Some LAMMPS subpackages support optimised versions for the specific hardware on CSD3. For example the EAM force-field has support for CPU and GPU specific optimisations. To build a configuration that supports running EAM calculations on CPU :

# load the CSD3 modules for CPU, INTEL and CMAKE 
module purge
module load rhel8/cclake/intel
module load intel-oneapi-mkl/2024.1.0/intel/vnktbkgm
module load cmake/3.29.4/gcc/cery5wyj
# download LAMMPS
git clone --branch stable_29Aug2024_update2 --depth=1 https://github.com/lammps/lammps.git
cd lammps

# create and switch to build directory
mkdir build && cd build

# setup with Intel compilers preset.
cmake -C ../cmake/presets/intel.cmake ../cmake
# activate support for EAM forcefields
cmake -D PKG_MANYBODY=yes .
# activate intel-optimised support for intel architectures
cmake -D PKG_INTEL=yes -D INTEL_ARCH=cpu -D INTEL_LRT_MODE=c++11 .

# compile lammps 
cmake --build . --clean-first
cd ../..

This will produce the executable lmp for Intel CPU architecture. To build a configuration that supports running EAM calculations on the Ampere partition:

# load the CSD3 modules for the GPU architecture

module purge
module load rhel8/default-amp 
module load cmake/3.21.4/gcc-9.4.0-pucmh2y 
module load gcc/9.4.0/gcc-11.2.0-72sgv5z
# download LAMMPS
git clone --depth=1 --branch stable_29Aug2024_update2 https://github.com/lammps/lammps.git lammps_gpu

cd lammps_gpu
# create and switch to build directory
mkdir build && cd build

# setup with gcc compiler preset.
cmake -C ../cmake/presets/gcc.cmake ../cmake
# activate support for EAM forcefields
cmake -D PKG_MANYBODY=yes .
# activate support for Ampere GPUs
cmake -D PKG_GPU=yes -D GPU_ARCH=sm_80 -D GPU_API=cuda .
# activate colloid package (used in sbatch example). Replace with any package you plan to use
cmake -D PKG_COLLOID=yes .

# compile lammps 
cmake --build . --clean-first

cd ../..

This will also produce an executable lmp in the build directory which you can use with eam pair style.

Running LAMMPS

LAMMPS can be run with a sbatch script similar to:

#!/bin/bash
#! update the Account and partition (-p) in the two following lines to suit your needs. 
#SBATCH -A MYACCOUNT
#SBATCH -p ampere
#SBATCH -t 8:00:00
#SBATCH --exclusive
#SBATCH --nodes=1
#SBATCH --tasks-per-node=8
#SBATCH --cpus-per-task=8
#SBATCH -o lammps.out
#SBATCH -e lammps.err

module purge
# Use default module relevant to the partition you set in the SBATCH directives.
module load rhel8/default-amp


app="lammps_gpu/build/lmp" # Assuming lammps was installed on this directory, see setup. Edit otherwise.
infile="lammps_gpu/examples/colloid/in.colloid"
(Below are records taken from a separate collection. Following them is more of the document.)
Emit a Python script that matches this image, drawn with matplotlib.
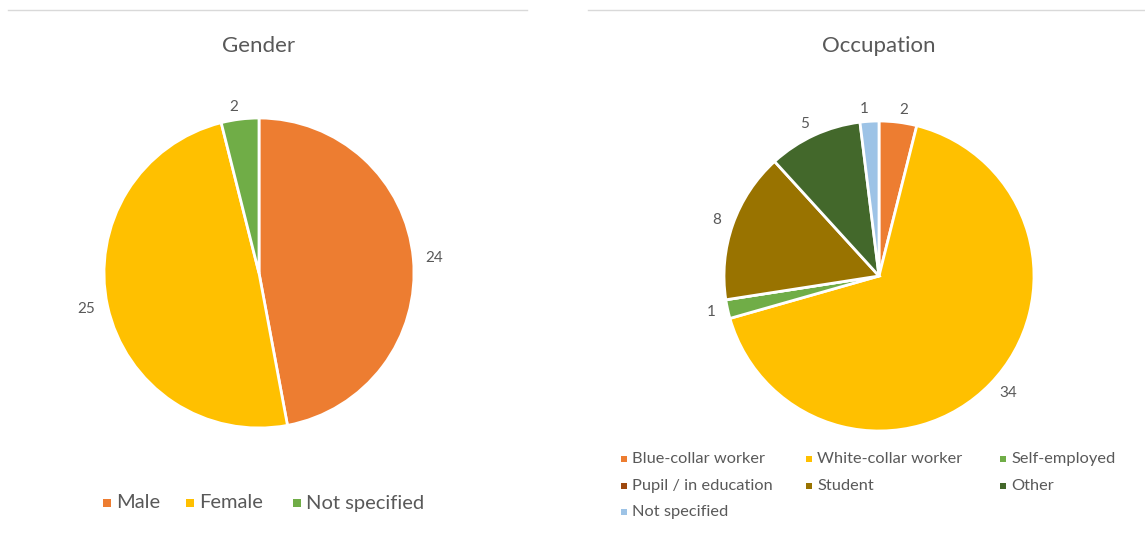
import matplotlib
matplotlib.use("Agg")
import matplotlib.pyplot as plt
from matplotlib.patches import Rectangle
from matplotlib.lines import Line2D

plt.rcParams['font.family'] = ['Lato', 'DejaVu Sans']

# Gender breakdown
gender_labels = ["Male", "Female", "Not specified"]
gender_values = [24, 25, 2]
gender_colors = ["#ED7D31", "#FFC000", "#70AD47"]

# Occupation breakdown
occ_labels = ["Blue-collar worker", "White-collar worker", "Self-employed",
              "Pupil / in education", "Student", "Other", "Not specified"]
occ_values = [2, 34, 1, 0, 8, 5, 1]
occ_colors = ["#ED7D31", "#FFC000", "#70AD47", "#9E480E", "#997300",
              "#43682B", "#9DC3E6"]

W, H = 1145, 534
TXT = "#595959"
fig = plt.figure(figsize=(W / 100, H / 100), dpi=100)


def pie_axes(cx, cy, r, span=1.3):
    half = r * span
    ax = fig.add_axes([(cx - half) / W, (H - cy - half) / H, 2 * half / W, 2 * half / H])
    ax.set_xlim(-span, span)
    ax.set_ylim(-span, span)
    ax.set_aspect("equal")
    ax.axis("off")
    return ax


def draw_pie(ax, values, colors, fontsize):
    ax.pie(values, colors=colors, startangle=90, counterclock=False,
           labels=[str(v) if v else "" for v in values], labeldistance=1.08,
           wedgeprops=dict(edgecolor="white", linewidth=2.0),
           textprops=dict(color=TXT, fontsize=fontsize))
    ax.set_xlim(-1.3, 1.3)
    ax.set_ylim(-1.3, 1.3)


ax1 = pie_axes(259, 273, 155)
draw_pie(ax1, gender_values, gender_colors, 11)
ax2 = pie_axes(879, 276, 155)
draw_pie(ax2, occ_values, occ_colors, 11)

# Panel separators
fig.add_artist(Line2D([8 / W, 527 / W], [1 - 10 / H] * 2, color="#D9D9D9", lw=1))
fig.add_artist(Line2D([588 / W, 1 - 1 / W], [1 - 10 / H] * 2, color="#D9D9D9", lw=1))

# Titles
fig.text(259 / W, 1 - 46 / H, "Gender", ha="center", va="center", fontsize=16, color=TXT)
fig.text(879 / W, 1 - 46 / H, "Occupation", ha="center", va="center", fontsize=16, color=TXT)


def legend_item(x, y, label, color, fs, sq):
    fig.add_artist(Rectangle(((x - sq / 2) / W, 1 - (y + sq / 2) / H), sq / W, sq / H,
                             facecolor=color, edgecolor="none"))
    fig.text((x + sq / 2 + 5) / W, 1 - y / H, label, ha="left", va="center",
             fontsize=fs, color=TXT)


# Gender legend
for x, lab, col in zip([107, 190, 297], gender_labels, gender_colors):
    legend_item(x, 503, lab, col, 14.5, 8)

# Occupation legend (3 columns)
col_x = [624, 809, 1003]
row_y = [459, 486, 512]
for i, (lab, col) in enumerate(zip(occ_labels, occ_colors)):
    legend_item(col_x[i % 3], row_y[i // 3], lab, col, 11.8, 6)

fig.savefig("out.png", dpi=100, facecolor="white")
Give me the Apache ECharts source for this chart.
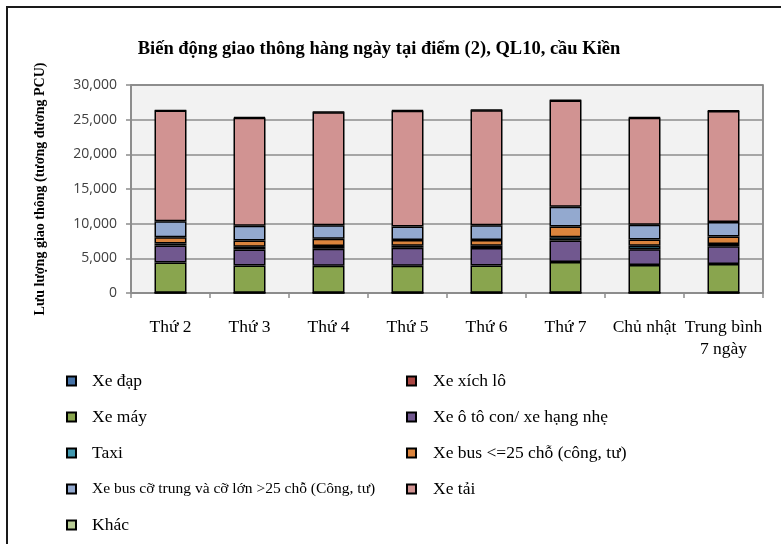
<!DOCTYPE html>
<html>
<head>
<meta charset="utf-8">
<script src="https://cdn.jsdelivr.net/npm/echarts@6/dist/echarts.min.js"></script>
<style>
  html, body { margin: 0; padding: 0; background: #ffffff; }
  #chart { width: 781px; height: 544px; }
</style>
</head>
<body>
<div id="chart"></div>
<script>
// Ngày trong tuần
const categories = ['Thứ 2', 'Thứ 3', 'Thứ 4', 'Thứ 5', 'Thứ 6', 'Thứ 7', 'Chủ nhật', 'Trung bình\n7 ngày'];

// Lưu lượng theo loại phương tiện (tương đương PCU)
const xeDap     = [30, 30, 30, 30, 30, 30, 30, 30];
const xeXichLo  = [5, 5, 5, 5, 5, 5, 5, 5];
const xeMay     = [4370, 3920, 3880, 3880, 3940, 4430, 3990, 4140];
const xeOto     = [2460, 2320, 2470, 2610, 2500, 3090, 2300, 2550];
const taxi      = [290, 390, 380, 280, 340, 490, 490, 340];
const busNho    = [870, 910, 1070, 830, 840, 1560, 890, 1080];
const busLon    = [2320, 2130, 1930, 1940, 2100, 2850, 2150, 2110];
const xeTai     = [15960, 15560, 16320, 16700, 16600, 15300, 15420, 16000];
const khac      = [60, 120, 60, 100, 60, 60, 80, 60];

const yTicks = [0, 5000, 10000, 15000, 20000, 25000, 30000];

const seriesDefs = [
  { name: 'Xe đạp', data: xeDap, color: '#4572A7' },
  { name: 'Xe xích lô', data: xeXichLo, color: '#AA4643' },
  { name: 'Xe máy', data: xeMay, color: '#89A54E' },
  { name: 'Xe ô tô con/ xe hạng nhẹ', data: xeOto, color: '#71588F' },
  { name: 'Taxi', data: taxi, color: '#4198AF' },
  { name: 'Xe bus <=25 chỗ (công, tư)', data: busNho, color: '#DB843D' },
  { name: 'Xe bus cỡ trung và cỡ lớn >25 chỗ (Công, tư)', data: busLon, color: '#93A9CF' },
  { name: 'Xe tải', data: xeTai, color: '#D19392' },
  { name: 'Khác', data: khac, color: '#B9CD96' }
];

const serif = '"Liberation Serif", "DejaVu Serif", serif';
const SMALL_NAME = 'Xe bus cỡ trung và cỡ lớn >25 chỗ (Công, tư)';

function legendColumn(left, textPad, names) {
  return {
    orient: 'vertical',
    left: left,
    top: 372,
    padding: 0,
    icon: 'rect',
    itemWidth: 9,
    itemHeight: 9,
    itemGap: 18,
    selectedMode: false,
    data: names,
    textStyle: {
      fontFamily: serif,
      fontSize: 17.5,
      color: '#000',
      lineHeight: 18,
      padding: [0, 0, 0, textPad],
      rich: {
        n: { fontFamily: serif, fontSize: 17.5, color: '#000', lineHeight: 18 },
        s: { fontFamily: serif, fontSize: 15.5, color: '#000', lineHeight: 18 }
      }
    },
    formatter: name => name === SMALL_NAME ? '{s|' + name + '}' : '{n|' + name + '}'
  };
}

const chart = echarts.init(document.getElementById('chart'), null, { renderer: 'canvas' });

chart.setOption({
  animation: false,
  backgroundColor: '#ffffff',
  title: {
    text: 'Biến động giao thông hàng ngày tại điểm (2), QL10, cầu Kiền',
    left: 374,
    textAlign: 'center',
    top: 35,
    textStyle: { fontFamily: serif, fontWeight: 'bold', fontSize: 18.5, color: '#000' }
  },
  graphic: [
    { type: 'line', shape: { x1: 6, y1: 7, x2: 781, y2: 7 }, style: { stroke: '#1a1a1a', lineWidth: 2 } },
    { type: 'line', shape: { x1: 7, y1: 6, x2: 7, y2: 544 }, style: { stroke: '#1a1a1a', lineWidth: 2 } }
  ],
  legend: [
    legendColumn(66, 11, ['Xe đạp', 'Xe máy', 'Taxi', SMALL_NAME, 'Khác']),
    legendColumn(406, 12, ['Xe xích lô', 'Xe ô tô con/ xe hạng nhẹ', 'Xe bus <=25 chỗ (công, tư)', 'Xe tải'])
  ],
  grid: {
    left: 131, top: 85, width: 632, height: 208,
    show: true,
    backgroundColor: '#F2F2F2',
    borderColor: '#6e6e6e',
    borderWidth: 1.5
  },
  xAxis: {
    type: 'category',
    data: categories,
    axisLine: { lineStyle: { color: '#8c8c8c', width: 1.5 } },
    axisTick: { show: true, length: 5, lineStyle: { color: '#8c8c8c', width: 1.5 } },
    axisLabel: {
      margin: 23,
      interval: 0,
      fontFamily: serif,
      fontSize: 17.5,
      lineHeight: 22,
      color: '#000'
    }
  },
  yAxis: {
    type: 'value',
    min: yTicks[0],
    max: yTicks[yTicks.length - 1],
    interval: yTicks[1] - yTicks[0],
    name: 'Lưu lượng giao thông (tương đương PCU)',
    nameLocation: 'middle',
    nameGap: 84,
    nameTextStyle: { fontFamily: serif, fontWeight: 'bold', fontSize: 14, color: '#000' },
    axisLine: { show: true, lineStyle: { color: '#8c8c8c', width: 1.5 } },
    axisTick: { show: true, length: 5, lineStyle: { color: '#8c8c8c', width: 1.5 } },
    axisLabel: {
      margin: 14,
      fontFamily: '"Open Sans", "DejaVu Sans", sans-serif',
      fontSize: 14,
      color: '#404040',
      formatter: v => v.toLocaleString('en-US')
    },
    splitLine: { lineStyle: { color: '#8c8c8c', width: 1.5 } }
  },
  series: seriesDefs.map(s => ({
    name: s.name,
    type: 'bar',
    stack: 'total',
    barWidth: 32,
    data: s.data,
    itemStyle: { color: s.color, borderColor: '#000', borderWidth: 1.5 }
  }))
});
</script>
</body>
</html>
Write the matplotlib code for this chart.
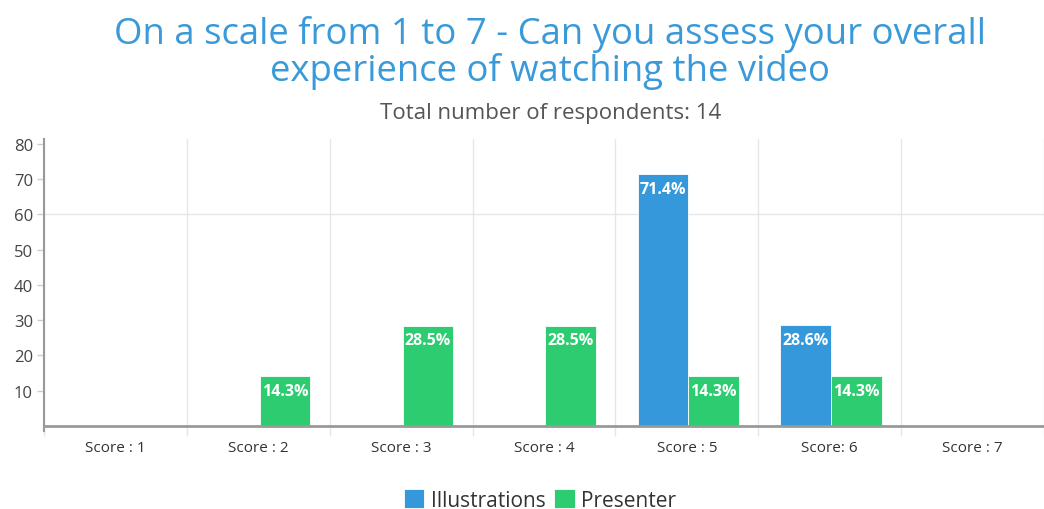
import matplotlib
matplotlib.use("Agg")
import matplotlib.pyplot as plt
import numpy as np

categories = ["Score : 1", "Score : 2", "Score : 3", "Score : 4", "Score : 5", "Score: 6", "Score : 7"]
illustrations = [0, 0, 0, 0, 71.4, 28.6, 0]
presenter = [0, 14.3, 28.5, 28.5, 14.3, 14.3, 0]
series_names = ["Illustrations", "Presenter"]
yticks = [10, 20, 30, 40, 50, 60, 70, 80]

plt.rcParams['font.family'] = ['Open Sans', 'DejaVu Sans']

BLUE = "#3498db"
GREEN = "#2ecc71"

fig = plt.figure(figsize=(10.44, 5.10), dpi=100)
ax = fig.add_axes([44/1044, 83/510, 1000/1044, 287/510])

x = np.arange(len(categories))
w = 0.355
b1 = ax.bar(x - w/2 + 0.01, illustrations, w, color=BLUE, edgecolor="white", linewidth=0.6, label=series_names[0], zorder=3)
b2 = ax.bar(x + w/2 + 0.01, presenter, w, color=GREEN, edgecolor="white", linewidth=0.6, label=series_names[1], zorder=3)

for bars, vals in ((b1, illustrations), (b2, presenter)):
    for r, v in zip(bars, vals):
        if v > 0:
            ax.annotate(f"{v:.1f}%", (r.get_x() + r.get_width()/2, v), xytext=(0, -5),
                        textcoords="offset points", ha="center", va="top",
                        color="white", fontsize=11.5, fontweight="bold", zorder=4)

ax.set_xlim(-0.5, len(categories) - 0.5)
ax.set_ylim(0, 81.4)
ax.set_xticks(x)
ax.set_xticklabels(categories, fontsize=11, color="#333333")
ax.set_xticks(np.arange(len(categories) + 1) - 0.5, minor=True)
ax.tick_params(axis="x", which="major", length=0, pad=10)
ax.tick_params(axis="x", which="minor", length=7, color="#e6e6e6", width=1)
ax.set_yticks(yticks)
ax.set_yticklabels([str(t) for t in yticks], fontsize=12, color="#444444")
ax.tick_params(axis="y", length=5, color="#cccccc", width=1, pad=3)

ax.grid(axis="x", which="minor", color="#e6e6e6", linewidth=1, zorder=0)
ax.axhline(60, color="#e6e6e6", linewidth=1, zorder=0)

for s in ("top", "right"):
    ax.spines[s].set_visible(False)
ax.spines["left"].set_color("#999999")
ax.spines["left"].set_linewidth(1.5)
ax.spines["left"].set_bounds(-1.5, 81.4)
ax.spines["bottom"].set_color("#999999")
ax.spines["bottom"].set_linewidth(2)
ax.spines["bottom"].set_zorder(5)
ax.spines["left"].set_zorder(5)

fig.text(0.527, 0.897, "On a scale from 1 to 7 - Can you assess your overall\nexperience of watching the video",
         ha="center", va="center", color="#3a9ad9", fontsize=26.3, linespacing=1.0)
fig.text(0.527, 0.778, "Total number of respondents: 14", ha="center", va="center",
         color="#555555", fontsize=16)

fig.legend(handles=[b1, b2], labels=series_names, loc="center", bbox_to_anchor=(0.517, 0.018),
           ncol=2, frameon=False, fontsize=15, handlelength=1.0, handleheight=1.0,
           handletextpad=0.3, columnspacing=0.4, labelcolor="#333333")

fig.savefig("out.png", dpi=100)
# Creating MPS wrapper script to run multiple MPI jobs per GPU 
rm -f mps-wrapper.sh

cat <<EOF >> mps-wrapper.sh
#!/bin/bash
# Example mps-wrapper.sh usage:
# > srun [srun args] mps-wrapper.sh [cmd] [cmd args]


# Set CUDA device
numa_nodes=\$(hwloc-calc --physical --intersect NUMAnode \$(hwloc-bind --get --taskset))
export CUDA_VISIBLE_DEVICES=\$numa_nodes

# Wait for MPS to start
sleep 1

# Run the command
numactl --membind=\$numa_nodes "\$@"
result=\$?

exit \$result
EOF

# Start MPS Server before running mpirun
# Only this path is supported by MPS
export CUDA_MPS_PIPE_DIRECTORY=/tmp/nvidia-mps
export CUDA_MPS_LOG_DIRECTORY=/tmp/nvidia-log-\$(id -un)
# Launch MPS from a single rank per node
CUDA_VISIBLE_DEVICES=0,1,2,3 nvidia-cuda-mps-control -d

chmod +x ./mps-wrapper.sh
cmd="mpirun --npernode ${SLURM_NTASKS_PER_NODE} -np ${SLURM_NTASKS} --bind-to none ./mps-wrapper.sh $app -sf gpu -pk gpu 4 -i $infile"
echo $cmd
eval $cmd

# Shutdown MPS control daemon before finishing
echo quit | nvidia-cuda-mps-control

where we are using an input file in.colloid to run on the GPU system, making use of all 4 GPUs on 1 compute node, running 2 MPI tasks per GPU thanks to the CUDA Multi-Process Service (MPS) wrapper script detailed inside. This wrapper script allows to run efficiently and concurently multiple MPI processes on a GPU by making use of the Hyper-Q capabilities on the latest NVIDIA cards. This allowing to optimise the GPU usage when each MPI process only use a fraction of the GPU memory available (80 GB on the Ampere cards). Without the MPS, the MPI processes will be run sequentially, wasting GPU time.

To use more or less GPUs the -N and -n options should be changed, bearing in mind that our GPU compute nodes have 4 GPUs per node. As always the -A option should be changed to your specific slurm account and the job time limit can be adjusted with the -t option.